I use and love Berkeley but it seems to bog down once you get near a million or so entries, especially on the inserts. I've tried memcachedb which works but it's not being maintained so I'm worried of using it in production. Does anyone have any other similar solutions, basically I want to be able to do key lookups on a large(possibly distributed) dataset(40+ million).

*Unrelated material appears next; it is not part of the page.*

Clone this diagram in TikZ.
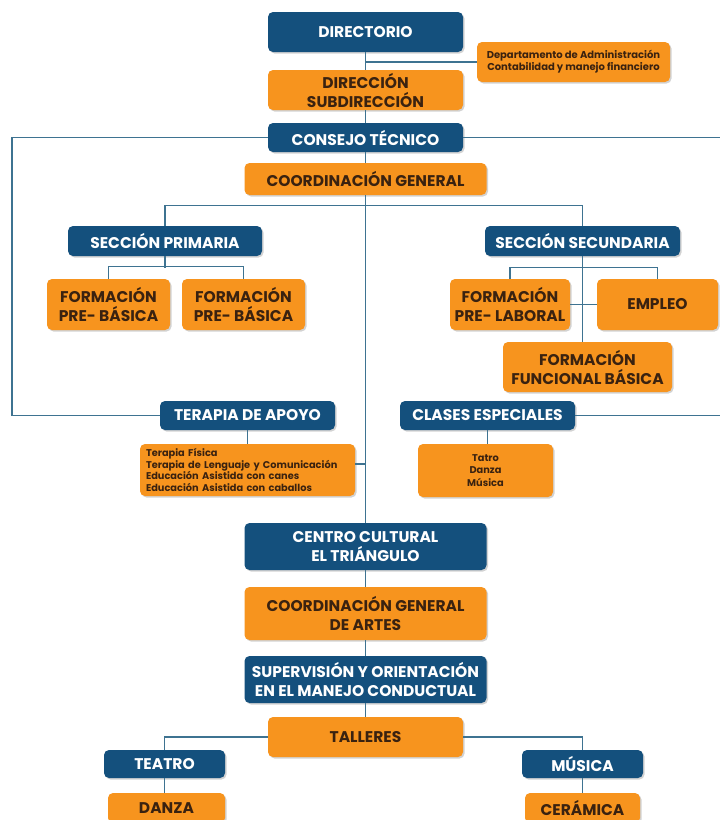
\documentclass[tikz,border=0pt]{standalone}
\usepackage{fontspec}
\setmainfont{Poppins}
\usetikzlibrary{shadows}
\definecolor{cblue}{HTML}{14507D}
\definecolor{corange}{HTML}{F7941E}
\definecolor{ctext}{HTML}{3A2210}
\definecolor{cline}{HTML}{3E7391}
\tikzset{
  box/.style={rounded corners=5pt, align=center, inner sep=2pt,
    drop shadow={opacity=0.35, shadow xshift=1.5pt, shadow yshift=-1.5pt},
    font=\bfseries\fontsize{15.5}{19}\selectfont},
  bbox/.style={box, fill=cblue, text=white},
  obox/.style={box, fill=corange, text=ctext},
  sz/.style 2 args={minimum width=#1pt, minimum height=#2pt},
  small/.style={font=\bfseries\fontsize{10}{12}\selectfont},
  conn/.style={draw=cline, line width=1.1pt}
}
\begin{document}
\begin{tikzpicture}[x=1pt,y=-1pt]
\clip (0,0) rectangle (720,820);
\fill[white] (0,0) rectangle (720,820);
% nodes
\node[bbox, sz={195}{40}] (dir) at (365.5,32) {DIRECTORIO};
\node[obox, small, sz={193}{40}] (admin) at (573.5,62) {Departamento de Administración\\Contabilidad y manejo financiero};
\node[obox, sz={195}{40}] (dirsub) at (365.5,90) {DIRECCIÓN\\SUBDIRECCIÓN};
\node[bbox, sz={195}{29}] (consejo) at (365.5,137.5) {CONSEJO TÉCNICO};
\node[obox, sz={242}{32}] (coord) at (365.5,179) {COORDINACIÓN GENERAL};
\node[bbox, sz={194}{30}] (sp) at (165,241) {SECCIÓN PRIMARIA};
\node[bbox, sz={195}{30}] (ss) at (582.5,241) {SECCIÓN SECUNDARIA};
\node[obox, sz={123}{51}] (fp1) at (108.5,304.5) {FORMACIÓN\\PRE- BÁSICA};
\node[obox, sz={123}{51}] (fp2) at (243.5,304.5) {FORMACIÓN\\PRE- BÁSICA};
\node[obox, sz={120}{51}] (fpl) at (510,304.5) {FORMACIÓN\\PRE- LABORAL};
\node[obox, sz={121}{51}] (emp) at (657.5,304.5) {EMPLEO};
\node[obox, sz={169}{50}] (ffb) at (587.5,367) {FORMACIÓN\\FUNCIONAL BÁSICA};
\node[bbox, sz={175}{29}] (terapia) at (247.5,415.5) {TERAPIA DE APOYO};
\node[bbox, sz={175}{29}] (clases) at (487.5,415.5) {CLASES ESPECIALES};
\node[obox, align=left, text width=203pt, inner xsep=6pt, minimum height=52pt, font=\bfseries\fontsize{9.8}{11.6}\selectfont] (tlist) at (247.5,470) {Terapia Física\\Terapia de Lenguaje y Comunicación\\Educación Asistida con canes\\Educación Asistida con caballos};
\node[obox, sz={135}{53}, font=\bfseries\fontsize{9.8}{12.5}\selectfont] (clist) at (485.5,470.5) {Tatro\\Danza\\Música};
\node[bbox, sz={242}{47}] (centro) at (365.5,546.5) {CENTRO CULTURAL\\EL TRIÁNGULO};
\node[obox, sz={242}{53}] (cga) at (365.5,613.5) {COORDINACIÓN GENERAL\\DE ARTES};
\node[bbox, sz={242}{47}, inner xsep=0pt] (sup) at (365.5,679.5) {SUPERVISIÓN Y ORIENTACIÓN\\EN EL MANEJO CONDUCTUAL};
\node[obox, sz={195}{40}] (talleres) at (365.5,737) {TALLERES};
\node[bbox, sz={121}{28}] (teatro) at (164.5,764) {TEATRO};
\node[obox, sz={117}{30}] (danza) at (166.5,808) {DANZA};
\node[bbox, sz={121}{28}] (musica) at (582.5,764) {MÚSICA};
\node[obox, sz={115}{30}] (ceramica) at (582.5,808) {CERÁMICA};
\coordinate (lc) at (12,0);
\coordinate (rc) at (730,0);
% connectors
\draw[conn] (dir.south) -- (dirsub.north);
\draw[conn] (admin.west) -- (admin.west -| dir.south);
\draw[conn] (dirsub.south) -- (consejo.north);
\draw[conn] (consejo.south) -- (coord.north);
\draw[conn] (coord.south) -- (centro.north);
\draw[conn] (consejo.west) -| (lc |- terapia.west) -- (terapia.west);
\draw[conn] (consejo.east) -- (rc |- consejo.east);
\draw[conn] (clases.east) -- (rc |- clases.east);
\draw[conn] (sp.north) -- ++(0,-20) -| (ss.north);
\draw[conn] (sp.south) -- ++(0,12);
\draw[conn] (fp1.north) -- ++(0,-12) -| (fp2.north);
\draw[conn] (ss.south) -- (ss.south |- ffb.north);
\draw[conn] (fpl.north) -- ++(0,-11) -| (emp.north);
\draw[conn] (fpl.east) -- (emp.west);
\draw[conn] (terapia.south) -- (terapia.south |- tlist.north);
\draw[conn] ([yshift=6pt]tlist.east) -- ([yshift=6pt]tlist.east -| coord.south);
\draw[conn] (clases.south) -- (clases.south |- clist.north);
\draw[conn] (centro.south) -- (cga.north);
\draw[conn] (cga.south) -- (sup.north);
\draw[conn] (sup.south) -- (talleres.north);
\draw[conn] (talleres.west) -| (teatro.north);
\draw[conn] (talleres.east) -| (musica.north);
\draw[conn] (teatro.south) -- (teatro.south |- danza.north);
\draw[conn] (musica.south) -- (musica.south |- ceramica.north);
\end{tikzpicture}
\end{document}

Note: Anything NOT in Java is a bonus. :-) It seems most things today are going the Java route.

+1  A: 

Have you tried Project Voldemort?

Avi
Looks like an interest project.
RichardOD
Hmm, never heard of that. Any idea what they use for the database part? There is not a whole lot of info on it so it's hard to judge against other solutions.
Ryan Detzel
From the configuration page:persistence— The persistence backend used by the store. Currently this could be one of bdb, mysql, memory, readonly, and cache. The difference between cache and memory is that memory will throw and OutOfMemory exception if it grows larger than the JVM heap whereas cache will discard data.
consultutah
A: 

did you try the hash backend? that should be faster for insert and key search http://mobiphil.com

mobi phil
+1  A: 

I would suggest you had a look at:

Metabrew key-value store blog post

There is a big list of key-value stores with a little bit of discussion in each of them. If you still have doubts you could join the so called Nosql google group and ask for help there.

Marc
+1  A: 

Redis is insanely fast and actively developed. It is written in C(no java). Compiles out of the box on POSIX OS(no dependencies).